When the arcades went down, Atari began to seriously fade from the marketplace.  When you lose a console, you increasingly become irrelevant.  Sega is in that boat now, nowhere near what they were when they had a console.  I believe Nintendo would likewise be similar if they ended up not having a console.  Mario would go the way of Sonic without Nintendo having its own console to showcase Mario and others.  Metroid would get lost, as would Zelda.  People just wouldn't care as much at all.  I believe this is a reason why you Nintendo argues against going third-party.

I believe Nintendo likes to make their own consoles because they can choose the specs they need and best control input to utilize their games.  I've only had a few minor issues with their controllers (analog stick on N64 controller could have used a metal shaft like Radioshack's controller to prevent the analog stick from going bad, and had problems with yellow c stick on GC controllers acting like it is being pressed in a direction even though it isn't being touched (had no problems with Wavebird just the wired)).

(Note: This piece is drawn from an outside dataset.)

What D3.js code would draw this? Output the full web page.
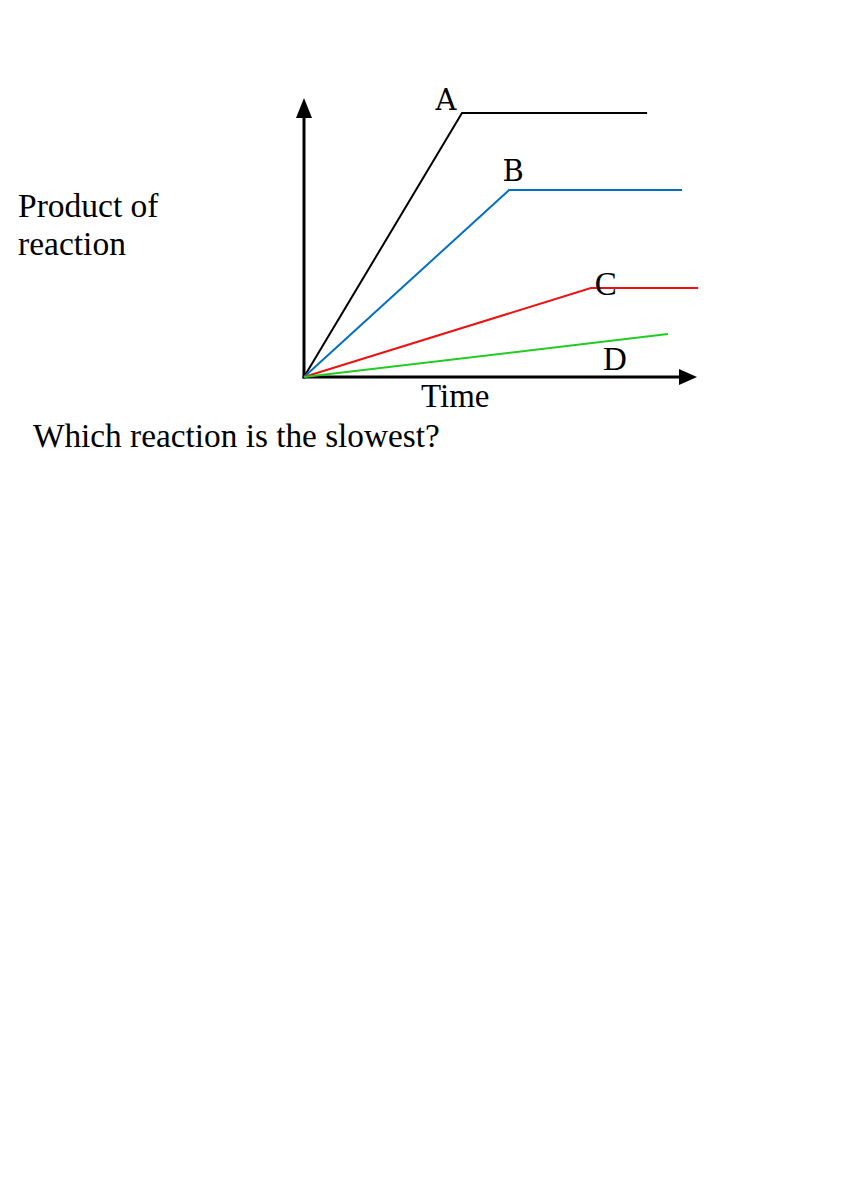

Anyways, Nintendo would rather control the whole process from hardware to software.  Their IPs are good enough to ensure lots of sales.  Their only real bomb would be the Virtual Boy.  That was the only time they missed on hardware so much that even their IPs couldn't save the console.  GameCube had good specs and had good third party support.  It got dominated in the overall sales but they still made money off it.  Melee sold pretty damn well for a fighting game (number 3 on the all time sales chart for fighting games just barely behind Tekken 3).  Their other main IPs still sold millions each.  So while they only sold 20m hardware they still sold a shitload of software.